Obviously, cheating and using or abusing others sexually is blatant sexual misconduct. On a more subtle level, sexual behavior that leads to future craving and attachment can be detrimental to one’s inner world. Buddhist principles state that using sex to seek pleasure or avoid pain is a sign of one’s suffering, and this will in turn lead to greater suffering in the long run.
The topic of sexual misconduct can feel very confusing, and it requires continual self-appraisal and self-honesty. Basically, if we’re not feeling proud of how we’re expressing ourselves sexually, then the guilt or shame will wreak havoc on our spiritual life. There are, however, many beautiful ways to express oneself sensually and sexually within a wholesome union. What is wholesome or unwholesome is up to each individual to discover for himself or herself.
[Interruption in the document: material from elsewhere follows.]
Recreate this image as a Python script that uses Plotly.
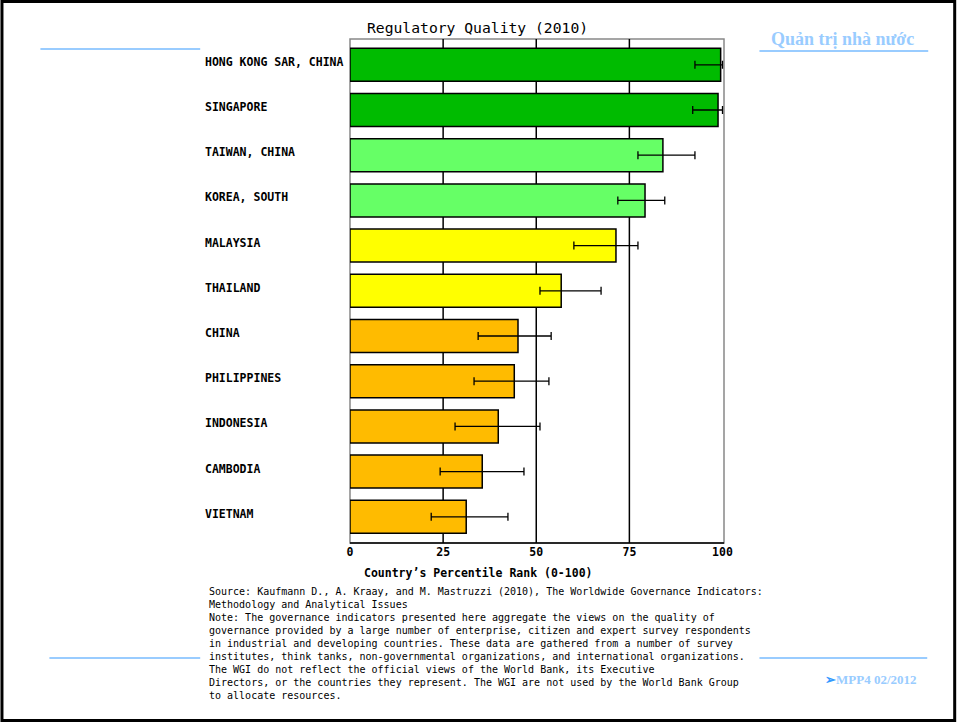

It’s been said that “if you aren’t part of the solution, then you’re part of the problem.” Is this really true? And how does Right Action around social activism or social engagement fit into the equation? Do we ever find ourselves taking up social action from a place of anger, frustration, or fear?
It often seems that many political platforms are erected on unwholesome foundations based in fear and/or anger. Can such stances really help the human race or our planet? Our group’s discussions took many different twists and turns around this topic, but one thing became clear: if a person is motivated to take social action out of anger, frustration, or fear, then this person is better off using his or her time and energy doing some form of spiritual practice, such as loving-kindness or compassion meditations, to help transform and heal his or her own internal pain first. Once you’re able to act from a place of love, caring, and compassion, then your acts of social engagement will be more in alignment with promoting a healthier and happier world.
The topic of Right Action is many-faceted and deserves continual exploration.